Each data instance in the trial data will comprise of the following fields: *language, token, begin, end, context, complexity, substitutions*. These are described below:

- Language: The language code for this instance
- Token: The identified (whole-word) token to be evaluated
- Begin: the begin-offset of the token in the context
- End: the end-offset of the token in the context
- Context: the context in which this token appeared. Typically, but not limited to the enclosing sentence boundaries.
- Complexity: A complexity score bounded in the range 0-1 derived from asking 10 annotators to judge the token in its context on a scale of 1 (easy) to 5 (difficult).
- Substitutions: A list of no more than 10 substitutions ranked by frequency of suggestion by the annotators.

Each data instance in the test data will comprise of the following fields: *language, token, begin, end, context*. Participant systems will provide the ‘complexity’ and ‘substitutions’ fields in the same format as the trial data.

**Evaluation**

For Lexical Complexity Prediction, we will evaluate using:

**Root Mean Squared Error** calculated between the system outputs for lexical complexity and the values returned by the annotators.
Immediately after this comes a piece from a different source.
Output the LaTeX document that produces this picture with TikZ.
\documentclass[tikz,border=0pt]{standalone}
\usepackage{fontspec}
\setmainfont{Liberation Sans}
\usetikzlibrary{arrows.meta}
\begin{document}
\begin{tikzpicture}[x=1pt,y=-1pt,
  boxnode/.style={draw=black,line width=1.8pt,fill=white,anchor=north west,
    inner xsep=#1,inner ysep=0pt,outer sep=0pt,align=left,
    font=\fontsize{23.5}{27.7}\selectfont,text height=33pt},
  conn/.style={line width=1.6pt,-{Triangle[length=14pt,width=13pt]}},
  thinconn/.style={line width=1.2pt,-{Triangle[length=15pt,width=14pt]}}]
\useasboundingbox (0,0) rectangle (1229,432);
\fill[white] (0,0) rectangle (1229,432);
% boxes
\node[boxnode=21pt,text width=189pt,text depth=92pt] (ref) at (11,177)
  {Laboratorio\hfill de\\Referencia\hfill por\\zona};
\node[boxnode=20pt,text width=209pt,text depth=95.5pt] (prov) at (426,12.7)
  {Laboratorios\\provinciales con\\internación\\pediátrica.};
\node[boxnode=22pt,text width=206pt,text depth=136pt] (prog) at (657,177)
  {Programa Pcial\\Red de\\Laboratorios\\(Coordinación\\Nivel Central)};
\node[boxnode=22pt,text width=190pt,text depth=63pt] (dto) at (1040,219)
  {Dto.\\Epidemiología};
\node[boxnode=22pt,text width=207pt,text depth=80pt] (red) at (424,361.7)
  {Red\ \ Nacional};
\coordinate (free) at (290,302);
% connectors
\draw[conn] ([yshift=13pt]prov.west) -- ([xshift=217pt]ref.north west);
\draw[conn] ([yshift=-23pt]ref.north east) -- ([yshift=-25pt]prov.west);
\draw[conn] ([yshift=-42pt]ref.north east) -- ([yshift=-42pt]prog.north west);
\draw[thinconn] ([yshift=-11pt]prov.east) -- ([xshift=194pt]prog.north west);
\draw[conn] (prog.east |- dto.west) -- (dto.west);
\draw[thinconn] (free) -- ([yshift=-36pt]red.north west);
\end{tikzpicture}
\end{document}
See Shardlow et. al (2021) for details.

For Lexical Simplification We will use two metrics defined in Saggion et al. (2022) as follows:

**MAP@K** uses a ranked list of system-generated substitutes against the set of gold-standard substitutes. MAP@k takes into account the position of the relevant substitutes among the first k generated candidates.

**Accuracy@k@top1**, which is the percentage of instances where at least one of the k top ranked substitutes matches the most frequently suggested synonym in the gold data.
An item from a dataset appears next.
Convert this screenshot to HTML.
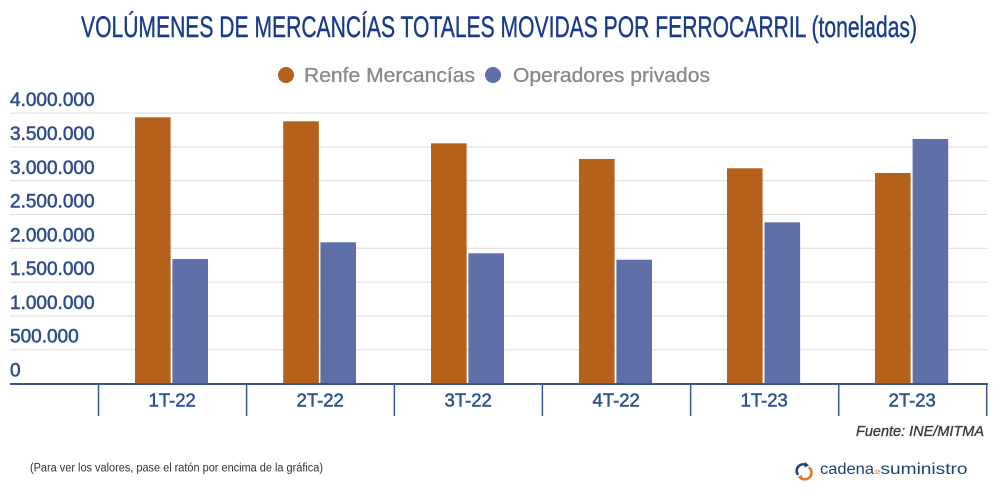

We will also provide **Human End-to-End Evaluation** for:

**Simplicity**,

**Fluency** and

**Meaning Preservation**.

Human evaluation will take place for the top 5 ranking systems according to the automated metrics. Availability of human evaluation will depend on the recruitment of evaluators from the task participants.

**Participant Registration**

Interested parties can register prior to the Trial Data Release via our [participant registration Google Form](https://sites.google.com/d/151nOTm4Lwla2MXolnTgNSk6hNQoCaruX/p/1BWd0x4Q2v8nBJZSslymvPUd2vkzpwCWO/edit)
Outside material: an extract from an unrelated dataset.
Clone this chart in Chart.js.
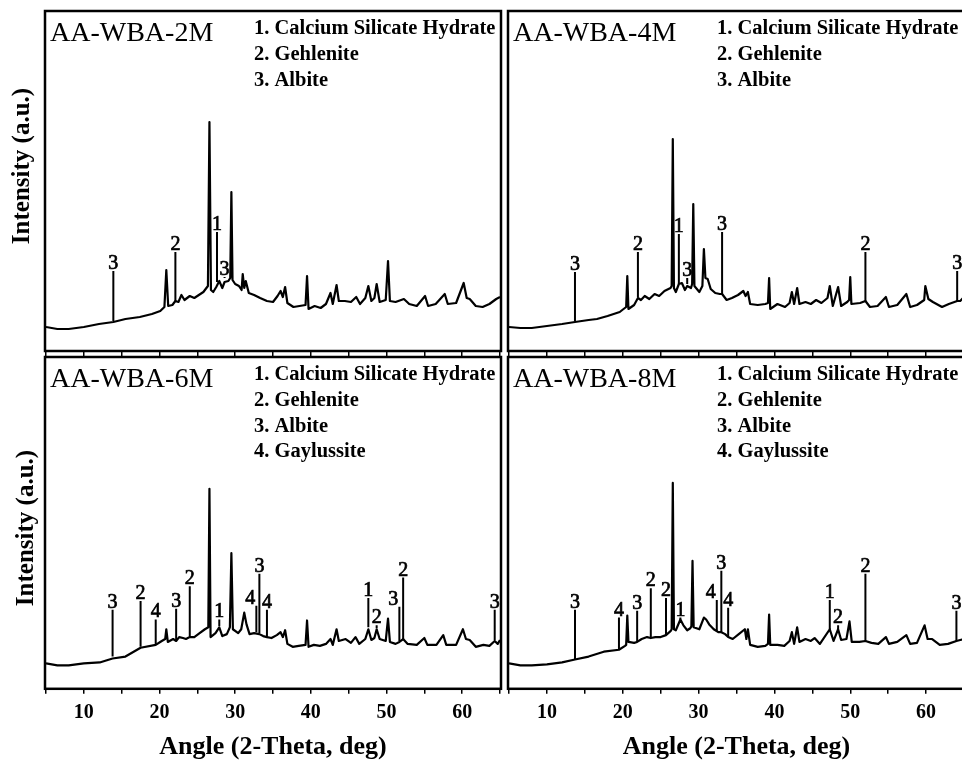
<!DOCTYPE html>
<html>
<head>
<meta charset="utf-8">
<script src="https://cdn.jsdelivr.net/npm/chart.js@4.4.1/dist/chart.umd.min.js"></script>
<style>
html, body { margin: 0; padding: 0; background: #fff; overflow: hidden; width: 962px; height: 763px; }
canvas { position: absolute; }
</style>
</head>
<body>
<canvas id="c2M" width="504" height="356" style="left:0;top:0"></canvas>
<canvas id="c4M" width="462" height="356" style="left:504px;top:0"></canvas>
<canvas id="c6M" width="504" height="411" style="left:0;top:352px"></canvas>
<canvas id="c8M" width="462" height="411" style="left:504px;top:352px"></canvas>
<script>
// XRD traces (angle in 2-theta deg, intensity in a.u.)
const angle2M = [5, 6.5, 8, 10, 12, 13.9, 15.5, 17.4, 19, 20.1, 20.65, 20.9, 21.15, 21.7, 22.1, 22.5, 22.9, 23.3, 24.0, 24.6, 25.2, 25.8, 26.4, 26.6, 26.8, 27.1, 27.5, 27.9, 28.3, 28.6, 29.1, 29.35, 29.5, 29.65, 30.0, 30.5, 30.85, 31.0, 31.2, 31.4, 31.8, 32.5, 33.3, 34.2, 35.0, 35.6, 36.0, 36.3, 36.6, 36.9, 37.7, 38.5, 39.3, 39.5, 39.7, 40.5, 41.3, 42.0, 42.6, 42.9, 43.4, 43.7, 44.5, 45.3, 46.0, 46.5, 47.2, 47.6, 48.0, 48.4, 48.7, 49.1, 49.9, 50.2, 50.45, 51.2, 52.3, 53.0, 54.0, 55.1, 55.5, 56.5, 57.7, 58.1, 59.2, 60.2, 60.6, 61.0, 61.8, 62.7, 63.6, 64.5, 65];
const int2M = [23, 21, 21, 23, 26, 28, 31, 33, 36, 39, 43, 80, 44, 45, 49, 48, 55, 50, 54, 52, 55, 58, 64, 228, 60, 58, 63, 69, 62, 68, 69, 72, 158, 70, 66, 64, 60, 76, 62, 69, 57, 55, 52, 49, 48, 54, 59, 53, 63, 47, 43, 44, 45, 74, 41, 44, 42, 46, 57, 46, 65, 49, 49, 48, 53, 46, 52, 64, 49, 52, 66, 48, 50, 89, 49, 48, 51, 46, 44, 54, 44, 46, 56, 46, 47, 67, 52, 51, 44, 43, 46, 51, 53];

const angle4M = [5, 6.5, 8, 10, 12, 13.7, 15.5, 16.6, 18, 19.6, 20.45, 20.6, 20.75, 21.5, 22.0, 22.4, 22.9, 23.5, 24.2, 24.8, 25.5, 26.3, 26.45, 26.6, 26.75, 27.0, 27.4, 27.8, 28.2, 28.5, 29.0, 29.15, 29.3, 29.45, 30.1, 30.5, 30.7, 30.9, 31.2, 31.6, 32.2, 32.8, 33.1, 33.7, 34.4, 35.2, 35.9, 36.2, 36.5, 36.8, 37.8, 38.8, 39.15, 39.3, 39.45, 40.4, 41.4, 42.0, 42.3, 42.6, 43.0, 43.3, 44.1, 44.8, 45.5, 46.2, 47.0, 47.3, 47.7, 48.4, 48.8, 49.6, 49.85, 50.0, 50.15, 51.3, 52.0, 52.6, 53.6, 54.7, 55.1, 56.2, 57.4, 57.9, 58.8, 59.75, 59.9, 60.3, 60.9, 62.1, 63.0, 64.1, 64.5, 65];
const int4M = [23, 22, 22, 24, 26, 28, 30, 31, 34, 38, 43, 74, 41, 45, 52, 50, 54, 51, 56, 54, 59, 62, 64, 211, 62, 58, 66, 67, 60, 64, 62, 66, 146, 64, 58, 64, 101, 72, 71, 61, 57, 56, 56, 50, 52, 55, 59, 54, 58, 46, 45, 46, 47, 72, 41, 46, 43, 47, 58, 46, 62, 46, 48, 46, 50, 47, 52, 64, 44, 63, 44, 48, 50, 73, 46, 47, 49, 43, 44, 53, 43, 45, 56, 43, 45, 50, 64, 51, 48, 43, 46, 49, 49, 53];

const angle6M = [5, 6.5, 8, 10, 12.1, 13.8, 15.5, 17.5, 19.5, 20.3, 20.75, 20.9, 21.1, 21.8, 22.2, 22.6, 23.1, 23.5, 24.0, 24.6, 25.3, 26.0, 26.45, 26.6, 26.75, 27.4, 27.9, 28.3, 28.9, 29.3, 29.5, 29.7, 30.4, 30.8, 31.2, 31.5, 31.9, 32.5, 33.2, 33.7, 34.2, 34.8, 35.5, 36.0, 36.3, 36.6, 36.9, 37.6, 38.4, 39.3, 39.5, 39.7, 40.4, 41.2, 42.0, 42.6, 42.9, 43.4, 43.7, 44.6, 45.3, 45.9, 46.4, 47.2, 47.6, 48.0, 48.4, 48.7, 49.1, 49.9, 50.2, 50.45, 51.2, 51.7, 52.2, 52.8, 54.0, 55.0, 55.4, 56.6, 57.5, 57.9, 59.2, 60.1, 60.5, 61.0, 61.8, 62.8, 63.6, 64.3, 64.7, 65];
const int6M = [25, 23, 23, 25, 26, 30, 32, 41, 44, 48, 50, 60, 47, 50, 48, 52, 51, 50, 52, 52, 56, 60, 62, 204, 52, 56, 62, 53, 55, 62, 138, 60, 56, 60, 77, 65, 55, 56, 55, 53, 52, 51, 54, 57, 52, 59, 45, 42, 43, 44, 69, 42, 44, 43, 45, 50, 44, 60, 48, 50, 46, 52, 45, 50, 60, 49, 51, 60, 50, 48, 71, 47, 45, 47, 50, 45, 44, 51, 44, 44, 54, 44, 44, 60, 50, 49, 42, 44, 43, 48, 45, 49];

const angle8M = [5, 6.5, 8, 10, 12, 13.7, 15.5, 17.5, 19.5, 20.3, 20.45, 20.6, 20.75, 21.5, 21.9, 22.5, 23.2, 23.7, 24.3, 25.0, 25.7, 26.3, 26.45, 26.6, 26.75, 27.0, 27.6, 28.0, 28.5, 28.9, 29.05, 29.2, 29.35, 30.1, 30.7, 31.0, 31.4, 32.0, 32.6, 33.0, 33.5, 33.9, 34.5, 35.3, 36.1, 36.3, 36.5, 36.8, 37.8, 38.8, 39.15, 39.3, 39.45, 40.4, 41.3, 42.0, 42.3, 42.6, 43.0, 43.3, 44.1, 44.8, 45.3, 46.0, 47.3, 47.8, 48.4, 48.8, 49.5, 49.9, 50.2, 51.2, 52.0, 52.8, 53.7, 54.7, 55.1, 56.2, 57.4, 57.9, 58.8, 59.8, 60.2, 60.8, 61.8, 62.9, 64.0, 64.5, 65];
const int8M = [25, 23, 23, 24, 26, 29, 32, 37, 39, 43, 44, 74, 47, 46, 47, 50, 52, 51, 52, 52, 54, 58, 60, 210, 60, 59, 70, 64, 59, 61, 63, 130, 62, 60, 72, 70, 65, 60, 57, 57, 55, 52, 50, 55, 60, 50, 60, 44, 42, 43, 45, 75, 44, 44, 43, 48, 57, 45, 62, 47, 50, 48, 51, 45, 60, 48, 60, 49, 50, 68, 47, 47, 48, 46, 45, 52, 45, 47, 54, 45, 46, 64, 50, 50, 44, 45, 48, 49, 50];

// phase markers: angle, line foot, line top, phase number
const mk2MAngle = [13.9, 22.1, 27.6, 28.6];
const mk2MBase = [29, 49, 68, 72];
const mk2MTop = [79, 98, 118, 73];
const mk2MPhase = ['3', '2', '1', '3'];

const mk4MAngle = [13.7, 22.0, 27.4, 28.5, 33.1, 52.0, 64.1];
const mk4MBase = [29, 53, 66, 66, 56, 49, 49];
const mk4MTop = [78, 98, 116, 72, 118, 98, 79];
const mk4MPhase = ['3', '2', '1', '3', '3', '2', '3'];

const mk6MAngle = [13.8, 17.5, 19.5, 22.2, 24.0, 27.9, 32.8, 33.2, 34.2, 47.6, 48.7, 51.7, 52.2, 64.3];
const mk6MBase = [32, 42, 45, 49, 53, 63, 57, 56, 52, 62, 61, 48, 50, 49];
const mk6MTop = [80, 89, 70, 81, 104, 70, 84, 117, 80, 92, 64, 83, 113, 80];
const mk6MPhase = ['3', '2', '4', '3', '2', '1', '4', '3', '4', '1', '2', '3', '2', '3'];

const mk8MAngle = [13.7, 19.5, 21.9, 23.7, 25.7, 27.6, 32.4, 33.0, 33.9, 47.3, 48.4, 52.0, 64.0];
const mk8MBase = [29, 39, 47, 51, 54, 70, 58, 57, 52, 60, 60, 48, 48];
const mk8MTop = [80, 72, 79, 102, 92, 72, 90, 120, 82, 90, 64, 117, 79];
const mk8MPhase = ['3', '4', '3', '2', '2', '1', '4', '3', '4', '1', '2', '2', '3'];

const phases3 = ['1. Calcium Silicate Hydrate', '2. Gehlenite', '3. Albite'];
const phases4 = ['1. Calcium Silicate Hydrate', '2. Gehlenite', '3. Albite', '4. Gaylussite'];

const serif = '"Liberation Serif", "Times New Roman", serif';
Chart.defaults.color = '#000';
Chart.defaults.font.family = serif;

// frame, sample name, phase list, marker numbers, y title
const decor = {
    id: 'decor',
    afterDraw(chart, args, o) {
        const { ctx, chartArea: a } = chart;
        const x = chart.scales.x, y = chart.scales.y;
        ctx.save();
        ctx.strokeStyle = '#000';
        ctx.lineWidth = 2.5;
        ctx.strokeRect(a.left - 1, a.top - 1, a.width + 2, a.height + 2);

        ctx.fillStyle = '#000';
        ctx.textAlign = 'left';
        ctx.textBaseline = 'alphabetic';
        ctx.font = '28px ' + serif;
        ctx.fillText(o.name, a.left + 4, a.top + 29);
        ctx.font = 'bold 20.5px ' + serif;
        o.legend.forEach((t, i) => ctx.fillText(t, a.left + 208, a.top + 22 + i * 25.8));

        // peak numbers: regular face, slightly thickened like the print
        ctx.font = '20px ' + serif;
        ctx.lineWidth = 0.7;
        o.angle.forEach((ang, i) => {
            const px = x.getPixelForValue(ang);
            const py = y.getPixelForValue(o.top[i]);
            let align = 'center', dx = 0;
            o.angle.forEach((b, j) => {
                if (j !== i && o.top[j] > o.top[i] && Math.abs(b - ang) < 0.75) {
                    if (b > ang) { align = 'right'; dx = -1; } else { align = 'left'; dx = 1; }
                }
            });
            ctx.textAlign = align;
            ctx.fillText(o.phase[i], px + dx, py - 2);
            ctx.strokeText(o.phase[i], px + dx, py - 2);
        });

        if (o.yTitle) {
            ctx.translate(o.yTitle[0], o.yTitle[1]);
            ctx.rotate(-Math.PI / 2);
            ctx.textAlign = 'center';
            ctx.textBaseline = 'middle';
            ctx.font = 'bold 25px ' + serif;
            ctx.fillText('Intensity (a.u.)', 0, 0);
        }
        ctx.restore();
    }
};

function makeChart(id, angle, inten, mkAngle, mkBase, mkTop, mkPhase, name, legend, bottomRow, yTitle, padding) {
    const trace = angle.map((a, i) => ({ x: a, y: inten[i] }));
    const sticks = mkAngle.flatMap((a, i) => [{ x: a, y: mkBase[i] }, { x: a, y: mkTop[i] }, { x: a, y: null }]);
    new Chart(document.getElementById(id), {
        type: 'line',
        data: {
            datasets: [
                { data: trace, borderColor: '#000', borderWidth: 2.2, pointRadius: 0, tension: 0, borderJoinStyle: 'round' },
                { data: sticks, borderColor: '#000', borderWidth: 2, pointRadius: 0, spanGaps: false }
            ]
        },
        options: {
            responsive: false,
            animation: false,
            events: [],
            layout: { padding },
            plugins: {
                legend: { display: false },
                tooltip: { enabled: false },
                decor: { name, legend, angle: mkAngle, top: mkTop, phase: mkPhase, yTitle }
            },
            scales: {
                x: {
                    type: 'linear', min: 5, max: 65,
                    afterFit: s => { s.paddingLeft = 0; s.paddingRight = 0; },
                    ticks: {
                        display: bottomRow, stepSize: 5, autoSkip: false, maxRotation: 0, padding: 7,
                        font: { weight: 'bold', size: 20 },
                        callback: v => v % 10 === 0 ? String(v) : ''
                    },
                    grid: { display: true, drawOnChartArea: false, drawTicks: true, tickLength: 6, color: '#000', lineWidth: 1.5 },
                    border: { display: false },
                    title: {
                        display: bottomRow, text: 'Angle (2-Theta, deg)',
                        font: { weight: 'bold', size: 26 }, padding: { top: 0, bottom: 0 }
                    }
                },
                y: { display: false, min: 0, max: 338 }
            }
        },
        plugins: [decor]
    });
}

makeChart('c2M', angle2M, int2M, mk2MAngle, mk2MBase, mk2MTop, mk2MPhase, 'AA-WBA-2M', phases3, false, [23, 166], { left: 46, top: 12, right: 4, bottom: 0 });
makeChart('c4M', angle4M, int4M, mk4MAngle, mk4MBase, mk4MTop, mk4MPhase, 'AA-WBA-4M', phases3, false, null, { left: 5, top: 12, right: 2, bottom: 0 });
makeChart('c6M', angle6M, int6M, mk6MAngle, mk6MBase, mk6MTop, mk6MPhase, 'AA-WBA-6M', phases4, true, [27, 176], { left: 46, top: 6, right: 4, bottom: 0 });
makeChart('c8M', angle8M, int8M, mk8MAngle, mk8MBase, mk8MTop, mk8MPhase, 'AA-WBA-8M', phases4, true, null, { left: 5, top: 6, right: 2, bottom: 0 });
</script>
</body>
</html>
Further information will be released through [the MLSP shared task website](https://sites.google.com/view/mlsp-sharedtask-2024/home)

**Timeline**

| Fri Feb 16 , 2024 | Trial Data Release |
| --- | --- |
| Fri Mar 15 , 2024 | Test Data Release |
| Mon Mar 25, 2024 | Final Submissions |
| Fri Apr 12, 2024 | System Papers Due |
| Fri Jun 21 2024 | BEA Workshop |

**Organisers**

| Matthew Shardlow | Manchester Metropolitan University |
| --- | --- |
| Marcos Zampieri | George Mason University |
| Kai North | George Mason University |
| Fernando Alva-Manchego | Cardiff University |
| Thomas François | UCLouvain |
| Remi Cardon | UCLouvain |
| Nishat Raihan | George Mason University |
| Tharindu Ranasinghe | Aston University |
| Joseph Imperial | University of Bath |
| Riza Batista-Navarro | University of Manchester |
| Adam Nohejl | NAIST |
| Yusuke Ide | NAIST |
| Akio Hayakawa | Universitat Pompeu Fabra |
| Laura Occhipinti | University of Bologna |
| Horacio Saggion | Universitat Pompeu Fabra |

**References**

Saggion, H., Štajner, S., Ferrés, D., Sheang, K.C., Shardlow, M., North, K. and Zampieri, M., 2022, December. Findings of the TSAR-2022 Shared Task on Multilingual Lexical Simplification. In *Proceedings of the Workshop on Text Simplification, Accessibility, and Readability (TSAR-2022)* (pp. 271-283).

Shardlow, M., Evans, R., Paetzold, G. and Zampieri, M., 2021, August. SemEval-2021 Task 1: Lexical Complexity Prediction. In *Proceedings of the 15th International Workshop on Semantic Evaluation (SemEval-2021)* (pp. 1-16).